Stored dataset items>

****************

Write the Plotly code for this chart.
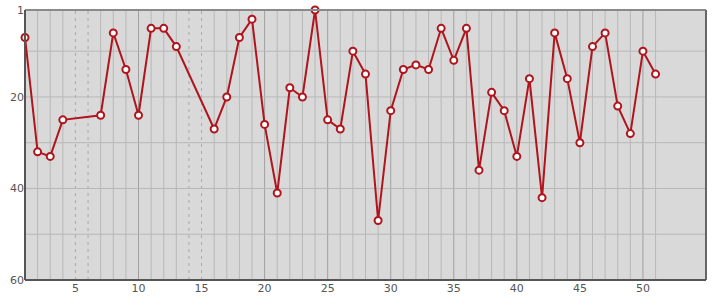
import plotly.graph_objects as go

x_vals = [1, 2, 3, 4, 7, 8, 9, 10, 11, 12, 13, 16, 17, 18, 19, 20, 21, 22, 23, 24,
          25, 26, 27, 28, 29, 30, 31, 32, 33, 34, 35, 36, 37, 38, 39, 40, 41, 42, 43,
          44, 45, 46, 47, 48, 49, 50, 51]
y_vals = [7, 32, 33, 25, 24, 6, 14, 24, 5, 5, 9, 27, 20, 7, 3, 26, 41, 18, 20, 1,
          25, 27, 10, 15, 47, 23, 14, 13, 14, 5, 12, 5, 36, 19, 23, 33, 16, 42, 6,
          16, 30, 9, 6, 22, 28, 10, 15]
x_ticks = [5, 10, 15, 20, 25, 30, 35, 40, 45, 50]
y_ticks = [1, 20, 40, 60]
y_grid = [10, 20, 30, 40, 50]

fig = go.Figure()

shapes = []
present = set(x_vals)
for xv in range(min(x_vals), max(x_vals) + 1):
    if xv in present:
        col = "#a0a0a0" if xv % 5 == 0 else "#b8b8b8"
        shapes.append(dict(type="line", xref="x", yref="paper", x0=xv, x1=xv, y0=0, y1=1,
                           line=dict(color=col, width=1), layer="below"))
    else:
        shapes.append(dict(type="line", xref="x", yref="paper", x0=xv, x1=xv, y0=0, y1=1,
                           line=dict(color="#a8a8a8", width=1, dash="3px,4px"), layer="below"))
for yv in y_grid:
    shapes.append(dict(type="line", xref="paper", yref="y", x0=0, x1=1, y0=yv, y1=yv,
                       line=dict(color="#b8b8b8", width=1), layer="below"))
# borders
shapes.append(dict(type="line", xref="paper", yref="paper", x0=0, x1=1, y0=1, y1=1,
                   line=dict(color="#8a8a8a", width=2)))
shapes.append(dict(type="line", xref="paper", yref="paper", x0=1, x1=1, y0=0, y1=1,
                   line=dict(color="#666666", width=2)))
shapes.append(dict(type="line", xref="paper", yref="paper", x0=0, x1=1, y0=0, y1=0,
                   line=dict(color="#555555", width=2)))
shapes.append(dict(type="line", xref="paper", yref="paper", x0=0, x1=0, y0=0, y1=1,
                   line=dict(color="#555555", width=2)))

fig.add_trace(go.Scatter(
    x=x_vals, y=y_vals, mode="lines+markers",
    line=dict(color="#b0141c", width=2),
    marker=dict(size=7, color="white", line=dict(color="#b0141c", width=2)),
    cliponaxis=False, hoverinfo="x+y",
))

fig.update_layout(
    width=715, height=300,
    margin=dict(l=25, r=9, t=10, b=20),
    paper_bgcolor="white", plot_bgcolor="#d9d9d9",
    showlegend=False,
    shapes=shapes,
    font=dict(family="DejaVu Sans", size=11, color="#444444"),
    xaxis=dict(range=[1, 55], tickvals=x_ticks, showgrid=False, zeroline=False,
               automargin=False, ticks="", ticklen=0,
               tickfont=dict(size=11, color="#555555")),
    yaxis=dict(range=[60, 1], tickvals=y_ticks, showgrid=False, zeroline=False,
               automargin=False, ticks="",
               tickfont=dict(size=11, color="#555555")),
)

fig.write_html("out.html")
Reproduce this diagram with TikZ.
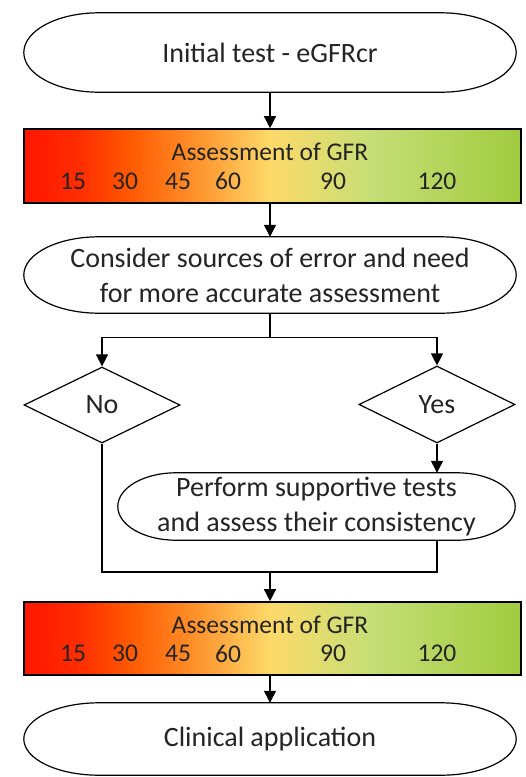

****************

INSTRUCTIONS FOR THE TASK> The pictures should not be reproduced; quote all of the other material exactly.

SOLUTION TO THIS PROBLEM>
Write the Plotly code for this chart.
import plotly.graph_objects as go

x_vals = [1, 2, 3, 4, 7, 8, 9, 10, 11, 12, 13, 16, 17, 18, 19, 20, 21, 22, 23, 24,
          25, 26, 27, 28, 29, 30, 31, 32, 33, 34, 35, 36, 37, 38, 39, 40, 41, 42, 43,
          44, 45, 46, 47, 48, 49, 50, 51]
y_vals = [7, 32, 33, 25, 24, 6, 14, 24, 5, 5, 9, 27, 20, 7, 3, 26, 41, 18, 20, 1,
          25, 27, 10, 15, 47, 23, 14, 13, 14, 5, 12, 5, 36, 19, 23, 33, 16, 42, 6,
          16, 30, 9, 6, 22, 28, 10, 15]
x_ticks = [5, 10, 15, 20, 25, 30, 35, 40, 45, 50]
y_ticks = [1, 20, 40, 60]
y_grid = [10, 20, 30, 40, 50]

fig = go.Figure()

shapes = []
present = set(x_vals)
for xv in range(min(x_vals), max(x_vals) + 1):
    if xv in present:
        col = "#a0a0a0" if xv % 5 == 0 else "#b8b8b8"
        shapes.append(dict(type="line", xref="x", yref="paper", x0=xv, x1=xv, y0=0, y1=1,
                           line=dict(color=col, width=1), layer="below"))
    else:
        shapes.append(dict(type="line", xref="x", yref="paper", x0=xv, x1=xv, y0=0, y1=1,
                           line=dict(color="#a8a8a8", width=1, dash="3px,4px"), layer="below"))
for yv in y_grid:
    shapes.append(dict(type="line", xref="paper", yref="y", x0=0, x1=1, y0=yv, y1=yv,
                       line=dict(color="#b8b8b8", width=1), layer="below"))
# borders
shapes.append(dict(type="line", xref="paper", yref="paper", x0=0, x1=1, y0=1, y1=1,
                   line=dict(color="#8a8a8a", width=2)))
shapes.append(dict(type="line", xref="paper", yref="paper", x0=1, x1=1, y0=0, y1=1,
                   line=dict(color="#666666", width=2)))
shapes.append(dict(type="line", xref="paper", yref="paper", x0=0, x1=1, y0=0, y1=0,
                   line=dict(color="#555555", width=2)))
shapes.append(dict(type="line", xref="paper", yref="paper", x0=0, x1=0, y0=0, y1=1,
                   line=dict(color="#555555", width=2)))

fig.add_trace(go.Scatter(
    x=x_vals, y=y_vals, mode="lines+markers",
    line=dict(color="#b0141c", width=2),
    marker=dict(size=7, color="white", line=dict(color="#b0141c", width=2)),
    cliponaxis=False, hoverinfo="x+y",
))

fig.update_layout(
    width=715, height=300,
    margin=dict(l=25, r=9, t=10, b=20),
    paper_bgcolor="white", plot_bgcolor="#d9d9d9",
    showlegend=False,
    shapes=shapes,
    font=dict(family="DejaVu Sans", size=11, color="#444444"),
    xaxis=dict(range=[1, 55], tickvals=x_ticks, showgrid=False, zeroline=False,
               automargin=False, ticks="", ticklen=0,
               tickfont=dict(size=11, color="#555555")),
    yaxis=dict(range=[60, 1], tickvals=y_ticks, showgrid=False, zeroline=False,
               automargin=False, ticks="",
               tickfont=dict(size=11, color="#555555")),
)

fig.write_html("out.html")
Reproduce this diagram with TikZ.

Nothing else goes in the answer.